Nevizade - Beyoglu - Istanbul |
İyi ve kötü arasındaki çizgiyi çektim parmağımla. Kalın geldi. bir de kalemle denedim. Hala kalındı. Aldım elime bir jilet, eh işte. Kalsın böyle ama dedim, çok çok çok daha ince. Görmezsin aslında sen o çizgiyi. Var derler de ben çoğunlukla yok bile olabilir derim aralarında bir çizgi. Anlamsız mı geldi? Boşver. Sen içindeki çizgiden bile habersizsin. Şöyle zikzaklar çiziyorsun hep. Bazen bile bile kendi iyinin sınırlarına sokuyorsun kötünü. Çizgine tecavüz edebiliyorsan sana ne ki benim görünmez sandığım çizgimden.
Akşam olunca bak etrafına. Her yerde ama her yerde görünmeyen çizgiler var aslında. İyinin sınırı, kötünün sınırı ve bir de insan olmanın sınırsız düz zemini... Bir yudum versene şu birandan. Benimki kaynama kıvamında.. İşte bu kadar çabuk ısınır biralar. Zaman da öyle geçer, başkasının birası hep soğuktur sanki.
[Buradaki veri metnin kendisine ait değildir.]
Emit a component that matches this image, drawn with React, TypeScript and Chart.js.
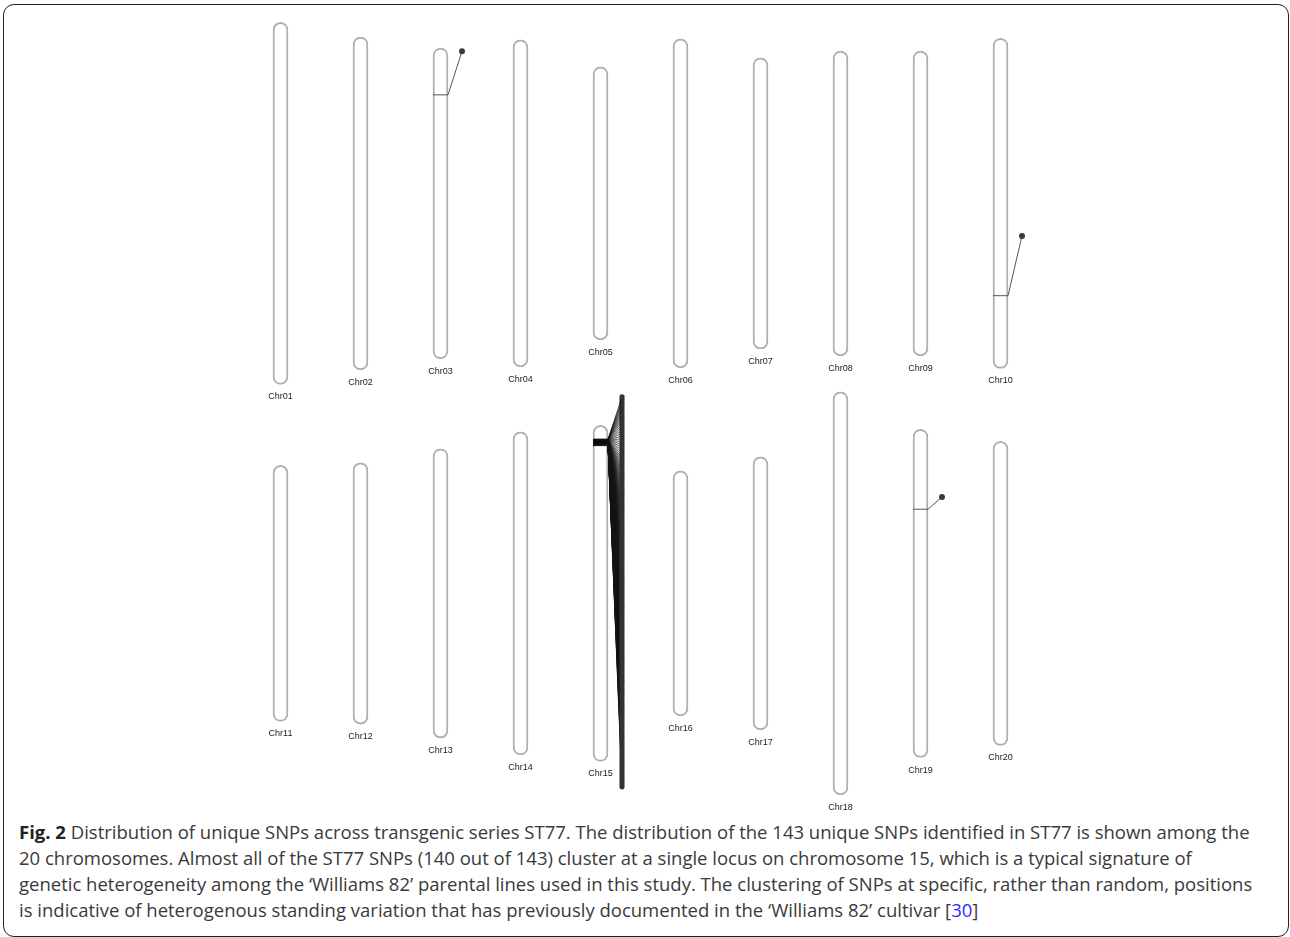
import React, { useEffect, useRef } from 'react';
import { Chart, registerables } from 'chart.js';

Chart.register(...registerables);

// ---------- data ----------
const chromosomes = [
  'Chr01', 'Chr02', 'Chr03', 'Chr04', 'Chr05', 'Chr06', 'Chr07', 'Chr08', 'Chr09', 'Chr10',
  'Chr11', 'Chr12', 'Chr13', 'Chr14', 'Chr15', 'Chr16', 'Chr17', 'Chr18', 'Chr19', 'Chr20',
];
// chromosome lengths (Mb)
const chromLengthsMb = [
  55.7, 51.2, 47.8, 50.3, 42.0, 50.6, 44.8, 46.9, 46.9, 50.8,
  39.4, 40.2, 44.5, 49.7, 51.7, 37.7, 42.0, 62.0, 50.5, 46.8,
];
// vertical centre of each row of chromosomes (Mb units)
const rowCentersMb = [0, 60];

// single SNPs (position along chromosome, Mb) and their label anchors (Mb)
const singleSnpChrom = ['Chr03', 'Chr10', 'Chr19'];
const singleSnpPosMb = [7.2, 39.6, 12.3];
const singleSnpLabelMb = [0.5, 30.4, 10.4];

// cluster of 140 SNPs on Chr15 (position along chromosome, Mb)
const clusterChrom = 'Chr15';
const clusterSnpPosMb = [
  2.14, 2.15, 2.15, 2.16, 2.17, 2.17, 2.18, 2.19, 2.19, 2.20,
  2.21, 2.21, 2.22, 2.22, 2.23, 2.24, 2.24, 2.25, 2.25, 2.26,
  2.27, 2.27, 2.28, 2.28, 2.29, 2.29, 2.30, 2.30, 2.31, 2.31,
  2.32, 2.32, 2.33, 2.33, 2.33, 2.34, 2.34, 2.35, 2.35, 2.36,
  2.36, 2.36, 2.37, 2.37, 2.38, 2.38, 2.38, 2.39, 2.39, 2.40,
  2.40, 2.40, 2.41, 2.41, 2.41, 2.42, 2.42, 2.43, 2.43, 2.43,
  2.44, 2.44, 2.44, 2.45, 2.45, 2.45, 2.46, 2.46, 2.47, 2.47,
  2.47, 2.48, 2.48, 2.48, 2.49, 2.49, 2.50, 2.50, 2.50, 2.51,
  2.51, 2.52, 2.52, 2.52, 2.53, 2.53, 2.54, 2.54, 2.55, 2.55,
  2.56, 2.56, 2.57, 2.57, 2.58, 2.58, 2.59, 2.59, 2.60, 2.60,
  2.61, 2.61, 2.62, 2.63, 2.63, 2.64, 2.64, 2.65, 2.66, 2.66,
  2.67, 2.68, 2.68, 2.69, 2.70, 2.71, 2.71, 2.72, 2.73, 2.74,
  2.75, 2.76, 2.77, 2.78, 2.79, 2.80, 2.82, 2.83, 2.85, 2.86,
  2.88, 2.90, 2.92, 2.94, 2.96, 2.98, 3.01, 3.04, 3.08, 3.12,
];
// label column range for the cluster (Mb along chromosome)
const clusterLabelStartMb = -4.4;
const clusterLabelEndMb = 55.6;

// ---------- layout ----------
const CANVAS_W = 1290;
const CANVAS_H = 815;
const PX_PER_MB = 6.5;
const TOP_ROW_CENTER_PX = 203.4;
const FIRST_COL_PX = 200.5;
const PX_PER_COL = 80;
const HALF_W = 7.5 / PX_PER_COL;
const LABEL_DX = 21.5 / PX_PER_COL;

const colOf = (i: number) => (i % 10) + 1;
const rowOf = (i: number) => Math.floor(i / 10);
const topOf = (i: number) => rowCentersMb[rowOf(i)] - chromLengthsMb[i] / 2;

const labelPlugin = {
  id: 'chromLabels',
  afterDatasetsDraw(chart: any) {
    const { ctx, scales } = chart;
    const x = scales.x;
    const y = scales.y;
    ctx.save();
    ctx.font = '9px "Liberation Sans", Arial, sans-serif';
    ctx.fillStyle = '#222';
    ctx.textAlign = 'center';
    ctx.textBaseline = 'middle';
    chromosomes.forEach((name, i) => {
      const bottom = topOf(i) + chromLengthsMb[i];
      ctx.fillText(name, x.getPixelForValue(colOf(i)), y.getPixelForValue(bottom) + 12.5);
    });
    ctx.restore();
  },
};

function ChromosomeChart() {
  const ref = useRef<HTMLCanvasElement>(null);
  useEffect(() => {
    if (!ref.current) return;
    const datasets: any[] = [];
    datasets.push({
      type: 'bar',
      data: chromosomes.map((_, i) => ({ x: colOf(i), y: [topOf(i), topOf(i) + chromLengthsMb[i]] })),
      backgroundColor: '#ffffff',
      borderColor: '#b0b0b0',
      borderWidth: 2,
      borderRadius: 8,
      borderSkipped: false,
      barThickness: 15,
      grouped: false,
      order: 2,
    });
    singleSnpChrom.forEach((c, k) => {
      const ci = chromosomes.indexOf(c);
      const cx = colOf(ci);
      const yv = topOf(ci) + singleSnpPosMb[k];
      const ly = topOf(ci) + singleSnpLabelMb[k];
      datasets.push({
        type: 'line',
        data: [
          { x: cx - HALF_W, y: yv },
          { x: cx + HALF_W, y: yv },
          { x: cx + LABEL_DX, y: ly },
        ],
        borderColor: '#555',
        borderWidth: 1,
        pointRadius: [0, 0, 3],
        pointBackgroundColor: '#3a3a3a',
        pointBorderWidth: 0,
        tension: 0,
        fill: false,
        order: 0,
      });
    });
    const cci = chromosomes.indexOf(clusterChrom);
    const ccx = colOf(cci);
    const n = clusterSnpPosMb.length;
    clusterSnpPosMb.forEach((p, k) => {
      const yv = topOf(cci) + p;
      const ly = topOf(cci) + clusterLabelStartMb + ((clusterLabelEndMb - clusterLabelStartMb) * k) / (n - 1);
      datasets.push({
        type: 'line',
        data: [
          { x: ccx - HALF_W, y: yv },
          { x: ccx + HALF_W, y: yv },
          { x: ccx + LABEL_DX, y: ly },
        ],
        borderColor: 'rgba(20,20,20,0.85)',
        borderWidth: 0.8,
        pointRadius: [0, 0, 2.6],
        pointBackgroundColor: '#333',
        pointBorderWidth: 0,
        tension: 0,
        fill: false,
        order: 0,
      });
    });

    const chart = new Chart(ref.current, {
      type: 'bar',
      data: { datasets },
      options: {
        responsive: false,
        devicePixelRatio: 1,
        animation: false,
        events: [],
        layout: { padding: 0, autoPadding: false },
        plugins: { legend: { display: false }, tooltip: { enabled: false } },
        scales: {
          x: {
            type: 'linear',
            display: false,
            offset: false,
            min: -FIRST_COL_PX / PX_PER_COL,
            max: (CANVAS_W - FIRST_COL_PX) / PX_PER_COL,
          },
          y: {
            type: 'linear',
            display: false,
            reverse: true,
            min: -TOP_ROW_CENTER_PX / PX_PER_MB,
            max: (CANVAS_H - TOP_ROW_CENTER_PX) / PX_PER_MB,
          },
        },
      } as any,
      plugins: [labelPlugin],
    });
    return () => chart.destroy();
  }, []);
  return (
    <canvas
      ref={ref}
      width={CANVAS_W}
      height={CANVAS_H}
      style={{ position: 'absolute', left: 0, top: 0, width: CANVAS_W, height: CANVAS_H, display: 'block' }}
    />
  );
}

export default function App() {
  return (
    <div style={{ position: 'absolute', left: 0, top: 0, width: 1290, height: 937, background: '#fff', overflow: 'hidden' }}>
      <div
        style={{
          position: 'absolute', left: 3, top: 4, width: 1286, height: 933,
          border: '1.8px solid #222', borderRadius: 11, boxSizing: 'border-box',
        }}
      />
      <ChromosomeChart />
      <div
        style={{
          position: 'absolute', left: 19, top: 819, whiteSpace: 'nowrap',
          fontFamily: '"Open Sans", sans-serif', fontSize: 18.5, lineHeight: '26px', color: '#3a3a3a',
        }}
      >
        <div><b style={{ color: '#222' }}>Fig. 2</b> Distribution of unique SNPs across transgenic series ST77. The distribution of the 143 unique SNPs identified in ST77 is shown among the</div>
        <div>20 chromosomes. Almost all of the ST77 SNPs (140 out of 143) cluster at a single locus on chromosome 15, which is a typical signature of</div>
        <div>genetic heterogeneity among the ‘Williams 82’ parental lines used in this study. The clustering of SNPs at specific, rather than random, positions</div>
        <div>is indicative of heterogenous standing variation that has previously documented in the ‘Williams 82’ cultivar [<span style={{ color: '#2b2bff' }}>30</span>]</div>
      </div>
    </div>
  );
}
Sen kimsin aslında biliyor musun, canımı fena halde sıksan da çoğu zaman sallamadığım sokaktaki milyon taneden birisin sadece. Kapkalın ama çatal çatal olmuş çizgilerinle giremezsin sevdiklerimle yaptığım sohbetlerin içine. Bana benzemesen de, seni anlamak için genelde susuyorum ve dinliyorum seni. Bazen bir kadınsın, bazen bir erkeksin, bazen hayatını çoktan eskitmiş birisin, ne garip ki çoğunlukla çok da gençsin. Öylesin ya da böylesin ama asla ben değilsin.